Do this:
Every record below should be written out exactly; pictures stay out.

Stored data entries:
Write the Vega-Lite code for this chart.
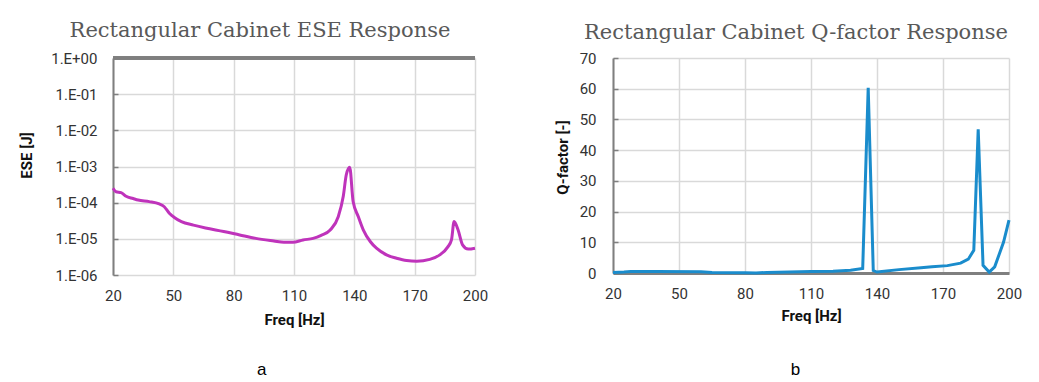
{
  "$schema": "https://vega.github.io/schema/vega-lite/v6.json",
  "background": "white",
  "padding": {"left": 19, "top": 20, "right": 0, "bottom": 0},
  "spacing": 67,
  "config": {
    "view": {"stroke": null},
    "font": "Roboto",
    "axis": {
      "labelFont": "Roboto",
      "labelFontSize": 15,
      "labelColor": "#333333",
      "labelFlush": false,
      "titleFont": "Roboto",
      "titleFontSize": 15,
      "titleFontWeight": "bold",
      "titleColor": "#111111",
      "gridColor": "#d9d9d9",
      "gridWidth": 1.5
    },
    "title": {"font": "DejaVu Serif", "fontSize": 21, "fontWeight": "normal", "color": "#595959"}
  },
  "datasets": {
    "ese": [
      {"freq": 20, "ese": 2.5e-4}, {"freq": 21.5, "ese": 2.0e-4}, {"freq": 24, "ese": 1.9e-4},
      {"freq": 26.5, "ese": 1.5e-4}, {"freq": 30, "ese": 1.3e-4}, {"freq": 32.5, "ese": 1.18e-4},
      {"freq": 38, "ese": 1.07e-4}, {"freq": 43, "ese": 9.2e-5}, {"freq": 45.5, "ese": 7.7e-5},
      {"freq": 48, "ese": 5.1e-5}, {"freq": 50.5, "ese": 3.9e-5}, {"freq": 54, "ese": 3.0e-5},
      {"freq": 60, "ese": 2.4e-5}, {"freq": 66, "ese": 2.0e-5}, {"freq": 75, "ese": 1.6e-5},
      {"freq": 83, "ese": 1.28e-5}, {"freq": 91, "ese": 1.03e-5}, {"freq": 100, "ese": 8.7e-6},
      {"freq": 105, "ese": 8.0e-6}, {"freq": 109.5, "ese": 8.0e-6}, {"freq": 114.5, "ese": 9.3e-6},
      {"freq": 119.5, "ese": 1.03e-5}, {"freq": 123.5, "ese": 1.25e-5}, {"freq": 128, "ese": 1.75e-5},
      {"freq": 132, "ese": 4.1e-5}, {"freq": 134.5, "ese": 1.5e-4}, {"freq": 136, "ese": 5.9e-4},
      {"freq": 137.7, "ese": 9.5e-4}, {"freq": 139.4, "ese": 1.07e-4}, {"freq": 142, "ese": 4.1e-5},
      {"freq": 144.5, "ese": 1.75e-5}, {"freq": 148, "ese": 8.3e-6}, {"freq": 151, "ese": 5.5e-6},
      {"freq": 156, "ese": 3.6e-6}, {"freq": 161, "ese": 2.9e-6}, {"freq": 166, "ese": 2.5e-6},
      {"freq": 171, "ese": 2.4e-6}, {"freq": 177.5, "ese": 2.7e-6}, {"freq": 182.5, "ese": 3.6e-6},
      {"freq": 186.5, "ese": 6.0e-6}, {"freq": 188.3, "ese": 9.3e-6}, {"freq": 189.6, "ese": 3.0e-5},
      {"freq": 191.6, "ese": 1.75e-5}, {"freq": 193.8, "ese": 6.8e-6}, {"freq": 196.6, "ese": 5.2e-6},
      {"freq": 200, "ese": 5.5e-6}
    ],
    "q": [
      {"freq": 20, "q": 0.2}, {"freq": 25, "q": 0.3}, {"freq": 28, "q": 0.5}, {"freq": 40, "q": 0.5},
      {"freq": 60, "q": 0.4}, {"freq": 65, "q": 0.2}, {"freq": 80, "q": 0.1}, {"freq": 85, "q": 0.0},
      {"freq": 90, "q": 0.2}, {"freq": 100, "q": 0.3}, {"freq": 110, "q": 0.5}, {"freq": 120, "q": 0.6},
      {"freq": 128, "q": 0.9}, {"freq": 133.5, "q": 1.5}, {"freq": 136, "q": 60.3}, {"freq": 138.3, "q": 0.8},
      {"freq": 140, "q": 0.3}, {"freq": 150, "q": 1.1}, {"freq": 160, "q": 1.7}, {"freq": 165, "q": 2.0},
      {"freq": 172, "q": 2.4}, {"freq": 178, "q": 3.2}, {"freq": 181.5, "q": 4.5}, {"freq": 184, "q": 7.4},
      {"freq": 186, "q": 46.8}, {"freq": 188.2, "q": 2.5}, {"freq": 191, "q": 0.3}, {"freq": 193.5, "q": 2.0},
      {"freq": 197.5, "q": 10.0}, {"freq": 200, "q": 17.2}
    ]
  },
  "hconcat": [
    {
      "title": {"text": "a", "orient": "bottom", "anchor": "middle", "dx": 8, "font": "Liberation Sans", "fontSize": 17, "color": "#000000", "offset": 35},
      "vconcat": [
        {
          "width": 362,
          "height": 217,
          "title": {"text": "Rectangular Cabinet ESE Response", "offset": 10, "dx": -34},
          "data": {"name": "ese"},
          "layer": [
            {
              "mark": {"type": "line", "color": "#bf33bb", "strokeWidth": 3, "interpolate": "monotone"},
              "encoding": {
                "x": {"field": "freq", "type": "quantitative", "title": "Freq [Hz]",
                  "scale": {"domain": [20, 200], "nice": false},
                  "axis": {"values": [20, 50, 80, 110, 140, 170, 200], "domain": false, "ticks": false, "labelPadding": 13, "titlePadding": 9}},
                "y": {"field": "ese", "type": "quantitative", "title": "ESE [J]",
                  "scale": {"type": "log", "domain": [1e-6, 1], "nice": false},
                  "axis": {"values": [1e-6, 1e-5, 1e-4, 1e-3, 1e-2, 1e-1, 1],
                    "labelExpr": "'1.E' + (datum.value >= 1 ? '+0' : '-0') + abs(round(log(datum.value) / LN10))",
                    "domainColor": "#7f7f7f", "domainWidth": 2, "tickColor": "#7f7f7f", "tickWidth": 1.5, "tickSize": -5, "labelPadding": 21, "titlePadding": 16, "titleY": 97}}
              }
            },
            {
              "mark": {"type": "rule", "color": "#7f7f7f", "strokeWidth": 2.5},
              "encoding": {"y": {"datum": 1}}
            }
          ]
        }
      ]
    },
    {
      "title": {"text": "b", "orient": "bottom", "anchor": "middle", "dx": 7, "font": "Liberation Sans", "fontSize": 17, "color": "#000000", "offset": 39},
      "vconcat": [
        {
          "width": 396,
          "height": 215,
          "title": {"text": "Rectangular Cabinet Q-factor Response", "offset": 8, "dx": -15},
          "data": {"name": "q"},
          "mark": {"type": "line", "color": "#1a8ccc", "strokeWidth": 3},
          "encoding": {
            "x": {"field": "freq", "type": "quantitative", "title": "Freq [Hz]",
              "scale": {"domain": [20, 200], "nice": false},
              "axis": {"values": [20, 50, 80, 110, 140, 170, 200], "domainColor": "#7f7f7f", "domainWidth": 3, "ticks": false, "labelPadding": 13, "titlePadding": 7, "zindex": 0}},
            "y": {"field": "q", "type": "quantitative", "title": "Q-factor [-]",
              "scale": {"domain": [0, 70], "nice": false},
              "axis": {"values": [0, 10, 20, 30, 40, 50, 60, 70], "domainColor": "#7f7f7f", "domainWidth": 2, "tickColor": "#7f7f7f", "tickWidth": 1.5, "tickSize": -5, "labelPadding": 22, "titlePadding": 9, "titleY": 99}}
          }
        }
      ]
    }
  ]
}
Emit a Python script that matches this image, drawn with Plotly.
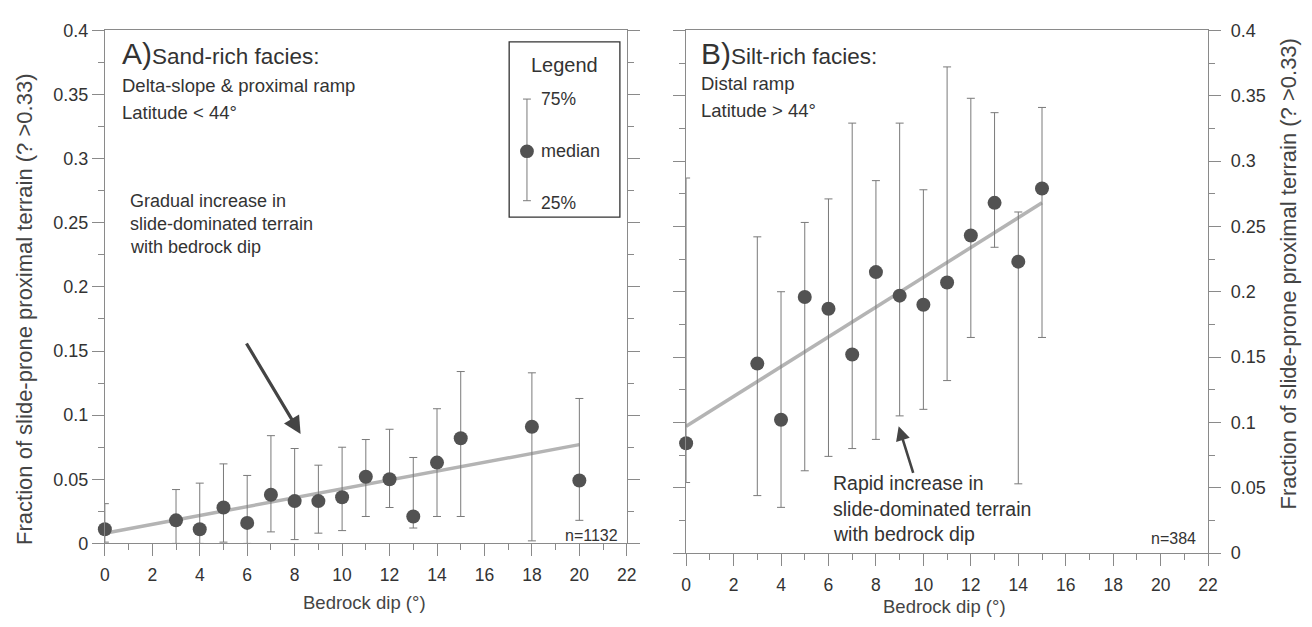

Output of the task:
Write the Vega-Lite code for this chart.
{
  "$schema": "https://vega.github.io/schema/vega-lite/v6.json",
  "background": "white",
  "padding": {"left": 19, "top": 20, "right": 0, "bottom": 0},
  "spacing": 67,
  "config": {
    "view": {"stroke": null},
    "font": "Roboto",
    "axis": {
      "labelFont": "Roboto",
      "labelFontSize": 15,
      "labelColor": "#333333",
      "labelFlush": false,
      "titleFont": "Roboto",
      "titleFontSize": 15,
      "titleFontWeight": "bold",
      "titleColor": "#111111",
      "gridColor": "#d9d9d9",
      "gridWidth": 1.5
    },
    "title": {"font": "DejaVu Serif", "fontSize": 21, "fontWeight": "normal", "color": "#595959"}
  },
  "datasets": {
    "ese": [
      {"freq": 20, "ese": 2.5e-4}, {"freq": 21.5, "ese": 2.0e-4}, {"freq": 24, "ese": 1.9e-4},
      {"freq": 26.5, "ese": 1.5e-4}, {"freq": 30, "ese": 1.3e-4}, {"freq": 32.5, "ese": 1.18e-4},
      {"freq": 38, "ese": 1.07e-4}, {"freq": 43, "ese": 9.2e-5}, {"freq": 45.5, "ese": 7.7e-5},
      {"freq": 48, "ese": 5.1e-5}, {"freq": 50.5, "ese": 3.9e-5}, {"freq": 54, "ese": 3.0e-5},
      {"freq": 60, "ese": 2.4e-5}, {"freq": 66, "ese": 2.0e-5}, {"freq": 75, "ese": 1.6e-5},
      {"freq": 83, "ese": 1.28e-5}, {"freq": 91, "ese": 1.03e-5}, {"freq": 100, "ese": 8.7e-6},
      {"freq": 105, "ese": 8.0e-6}, {"freq": 109.5, "ese": 8.0e-6}, {"freq": 114.5, "ese": 9.3e-6},
      {"freq": 119.5, "ese": 1.03e-5}, {"freq": 123.5, "ese": 1.25e-5}, {"freq": 128, "ese": 1.75e-5},
      {"freq": 132, "ese": 4.1e-5}, {"freq": 134.5, "ese": 1.5e-4}, {"freq": 136, "ese": 5.9e-4},
      {"freq": 137.7, "ese": 9.5e-4}, {"freq": 139.4, "ese": 1.07e-4}, {"freq": 142, "ese": 4.1e-5},
      {"freq": 144.5, "ese": 1.75e-5}, {"freq": 148, "ese": 8.3e-6}, {"freq": 151, "ese": 5.5e-6},
      {"freq": 156, "ese": 3.6e-6}, {"freq": 161, "ese": 2.9e-6}, {"freq": 166, "ese": 2.5e-6},
      {"freq": 171, "ese": 2.4e-6}, {"freq": 177.5, "ese": 2.7e-6}, {"freq": 182.5, "ese": 3.6e-6},
      {"freq": 186.5, "ese": 6.0e-6}, {"freq": 188.3, "ese": 9.3e-6}, {"freq": 189.6, "ese": 3.0e-5},
      {"freq": 191.6, "ese": 1.75e-5}, {"freq": 193.8, "ese": 6.8e-6}, {"freq": 196.6, "ese": 5.2e-6},
      {"freq": 200, "ese": 5.5e-6}
    ],
    "q": [
      {"freq": 20, "q": 0.2}, {"freq": 25, "q": 0.3}, {"freq": 28, "q": 0.5}, {"freq": 40, "q": 0.5},
      {"freq": 60, "q": 0.4}, {"freq": 65, "q": 0.2}, {"freq": 80, "q": 0.1}, {"freq": 85, "q": 0.0},
      {"freq": 90, "q": 0.2}, {"freq": 100, "q": 0.3}, {"freq": 110, "q": 0.5}, {"freq": 120, "q": 0.6},
      {"freq": 128, "q": 0.9}, {"freq": 133.5, "q": 1.5}, {"freq": 136, "q": 60.3}, {"freq": 138.3, "q": 0.8},
      {"freq": 140, "q": 0.3}, {"freq": 150, "q": 1.1}, {"freq": 160, "q": 1.7}, {"freq": 165, "q": 2.0},
      {"freq": 172, "q": 2.4}, {"freq": 178, "q": 3.2}, {"freq": 181.5, "q": 4.5}, {"freq": 184, "q": 7.4},
      {"freq": 186, "q": 46.8}, {"freq": 188.2, "q": 2.5}, {"freq": 191, "q": 0.3}, {"freq": 193.5, "q": 2.0},
      {"freq": 197.5, "q": 10.0}, {"freq": 200, "q": 17.2}
    ]
  },
  "hconcat": [
    {
      "title": {"text": "a", "orient": "bottom", "anchor": "middle", "dx": 8, "font": "Liberation Sans", "fontSize": 17, "color": "#000000", "offset": 35},
      "vconcat": [
        {
          "width": 362,
          "height": 217,
          "title": {"text": "Rectangular Cabinet ESE Response", "offset": 10, "dx": -34},
          "data": {"name": "ese"},
          "layer": [
            {
              "mark": {"type": "line", "color": "#bf33bb", "strokeWidth": 3, "interpolate": "monotone"},
              "encoding": {
                "x": {"field": "freq", "type": "quantitative", "title": "Freq [Hz]",
                  "scale": {"domain": [20, 200], "nice": false},
                  "axis": {"values": [20, 50, 80, 110, 140, 170, 200], "domain": false, "ticks": false, "labelPadding": 13, "titlePadding": 9}},
                "y": {"field": "ese", "type": "quantitative", "title": "ESE [J]",
                  "scale": {"type": "log", "domain": [1e-6, 1], "nice": false},
                  "axis": {"values": [1e-6, 1e-5, 1e-4, 1e-3, 1e-2, 1e-1, 1],
                    "labelExpr": "'1.E' + (datum.value >= 1 ? '+0' : '-0') + abs(round(log(datum.value) / LN10))",
                    "domainColor": "#7f7f7f", "domainWidth": 2, "tickColor": "#7f7f7f", "tickWidth": 1.5, "tickSize": -5, "labelPadding": 21, "titlePadding": 16, "titleY": 97}}
              }
            },
            {
              "mark": {"type": "rule", "color": "#7f7f7f", "strokeWidth": 2.5},
              "encoding": {"y": {"datum": 1}}
            }
          ]
        }
      ]
    },
    {
      "title": {"text": "b", "orient": "bottom", "anchor": "middle", "dx": 7, "font": "Liberation Sans", "fontSize": 17, "color": "#000000", "offset": 39},
      "vconcat": [
        {
          "width": 396,
          "height": 215,
          "title": {"text": "Rectangular Cabinet Q-factor Response", "offset": 8, "dx": -15},
          "data": {"name": "q"},
          "mark": {"type": "line", "color": "#1a8ccc", "strokeWidth": 3},
          "encoding": {
            "x": {"field": "freq", "type": "quantitative", "title": "Freq [Hz]",
              "scale": {"domain": [20, 200], "nice": false},
              "axis": {"values": [20, 50, 80, 110, 140, 170, 200], "domainColor": "#7f7f7f", "domainWidth": 3, "ticks": false, "labelPadding": 13, "titlePadding": 7, "zindex": 0}},
            "y": {"field": "q", "type": "quantitative", "title": "Q-factor [-]",
              "scale": {"domain": [0, 70], "nice": false},
              "axis": {"values": [0, 10, 20, 30, 40, 50, 60, 70], "domainColor": "#7f7f7f", "domainWidth": 2, "tickColor": "#7f7f7f", "tickWidth": 1.5, "tickSize": -5, "labelPadding": 22, "titlePadding": 9, "titleY": 99}}
          }
        }
      ]
    }
  ]
}
Emit a Python script that matches this image, drawn with Plotly.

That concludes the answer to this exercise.